- What the task asks -
Starting from the line that contains "Generate a LaTeX", copy every line exactly until the line that contains "off 0.24cm] (D1)--(D2);", which is also included.

- Data provided -
^^^^

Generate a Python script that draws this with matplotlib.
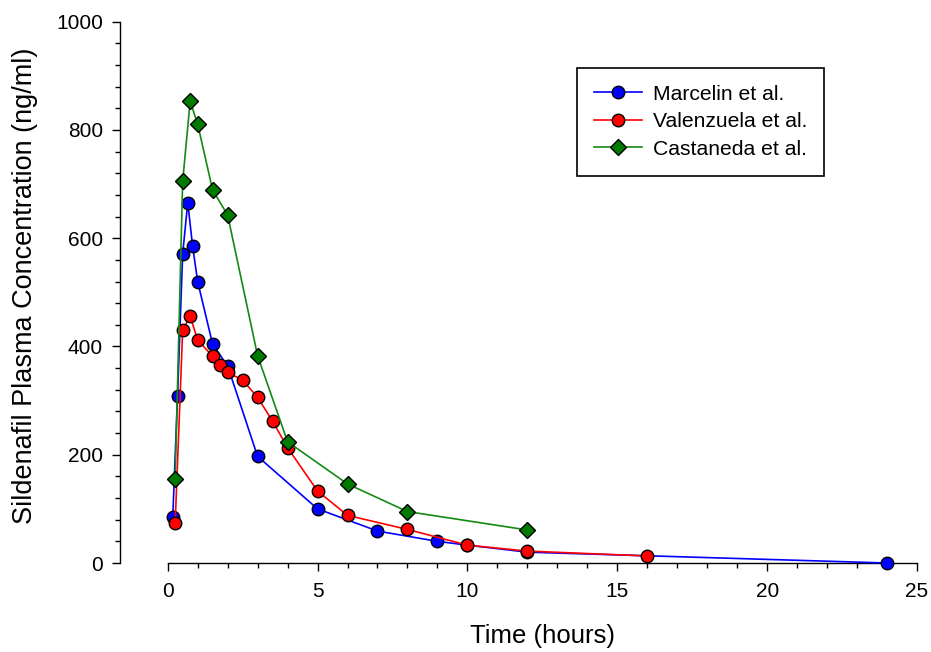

^^^^

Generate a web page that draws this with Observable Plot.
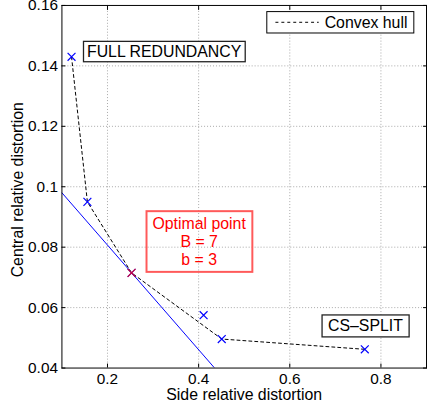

^^^^

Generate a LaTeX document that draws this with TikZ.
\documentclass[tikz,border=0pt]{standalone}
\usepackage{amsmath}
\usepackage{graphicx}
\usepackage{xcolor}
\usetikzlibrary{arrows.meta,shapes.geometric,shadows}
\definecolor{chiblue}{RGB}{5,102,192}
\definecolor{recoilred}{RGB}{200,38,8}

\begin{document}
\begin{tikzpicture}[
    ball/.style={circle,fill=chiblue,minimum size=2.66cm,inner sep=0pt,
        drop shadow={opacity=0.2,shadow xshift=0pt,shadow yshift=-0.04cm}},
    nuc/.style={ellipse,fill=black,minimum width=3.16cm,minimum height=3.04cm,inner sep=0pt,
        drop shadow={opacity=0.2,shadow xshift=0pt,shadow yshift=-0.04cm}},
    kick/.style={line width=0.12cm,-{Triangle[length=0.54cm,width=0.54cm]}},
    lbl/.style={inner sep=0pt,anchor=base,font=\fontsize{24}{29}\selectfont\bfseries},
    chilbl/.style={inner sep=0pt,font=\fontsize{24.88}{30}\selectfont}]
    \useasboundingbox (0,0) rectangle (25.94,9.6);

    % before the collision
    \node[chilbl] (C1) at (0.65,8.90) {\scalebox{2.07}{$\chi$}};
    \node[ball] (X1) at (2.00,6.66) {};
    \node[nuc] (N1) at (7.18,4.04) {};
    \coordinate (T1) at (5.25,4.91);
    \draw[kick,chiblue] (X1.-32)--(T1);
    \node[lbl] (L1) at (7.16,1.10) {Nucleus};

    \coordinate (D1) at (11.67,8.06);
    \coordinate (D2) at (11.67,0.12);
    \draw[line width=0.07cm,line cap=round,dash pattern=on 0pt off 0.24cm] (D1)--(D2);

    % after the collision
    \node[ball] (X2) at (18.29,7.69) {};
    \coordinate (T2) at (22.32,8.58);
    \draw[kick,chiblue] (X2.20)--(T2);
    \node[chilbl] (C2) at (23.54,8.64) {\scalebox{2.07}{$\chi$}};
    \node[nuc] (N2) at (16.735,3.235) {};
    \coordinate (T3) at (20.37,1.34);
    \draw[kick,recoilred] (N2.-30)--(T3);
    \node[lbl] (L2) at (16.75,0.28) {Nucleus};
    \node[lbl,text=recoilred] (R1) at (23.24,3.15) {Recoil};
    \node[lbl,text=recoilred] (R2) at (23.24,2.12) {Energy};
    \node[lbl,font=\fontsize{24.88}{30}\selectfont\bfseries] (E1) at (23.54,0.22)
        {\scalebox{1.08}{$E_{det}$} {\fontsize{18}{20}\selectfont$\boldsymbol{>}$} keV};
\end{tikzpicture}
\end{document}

^^^^

- Problem solution -
Generate a LaTeX document that draws this with TikZ.
\documentclass[tikz,border=0pt]{standalone}
\usepackage{amsmath}
\usepackage{graphicx}
\usepackage{xcolor}
\usetikzlibrary{arrows.meta,shapes.geometric,shadows}
\definecolor{chiblue}{RGB}{5,102,192}
\definecolor{recoilred}{RGB}{200,38,8}

\begin{document}
\begin{tikzpicture}[
    ball/.style={circle,fill=chiblue,minimum size=2.66cm,inner sep=0pt,
        drop shadow={opacity=0.2,shadow xshift=0pt,shadow yshift=-0.04cm}},
    nuc/.style={ellipse,fill=black,minimum width=3.16cm,minimum height=3.04cm,inner sep=0pt,
        drop shadow={opacity=0.2,shadow xshift=0pt,shadow yshift=-0.04cm}},
    kick/.style={line width=0.12cm,-{Triangle[length=0.54cm,width=0.54cm]}},
    lbl/.style={inner sep=0pt,anchor=base,font=\fontsize{24}{29}\selectfont\bfseries},
    chilbl/.style={inner sep=0pt,font=\fontsize{24.88}{30}\selectfont}]
    \useasboundingbox (0,0) rectangle (25.94,9.6);

    % before the collision
    \node[chilbl] (C1) at (0.65,8.90) {\scalebox{2.07}{$\chi$}};
    \node[ball] (X1) at (2.00,6.66) {};
    \node[nuc] (N1) at (7.18,4.04) {};
    \coordinate (T1) at (5.25,4.91);
    \draw[kick,chiblue] (X1.-32)--(T1);
    \node[lbl] (L1) at (7.16,1.10) {Nucleus};

    \coordinate (D1) at (11.67,8.06);
    \coordinate (D2) at (11.67,0.12);
    \draw[line width=0.07cm,line cap=round,dash pattern=on 0pt off 0.24cm] (D1)--(D2);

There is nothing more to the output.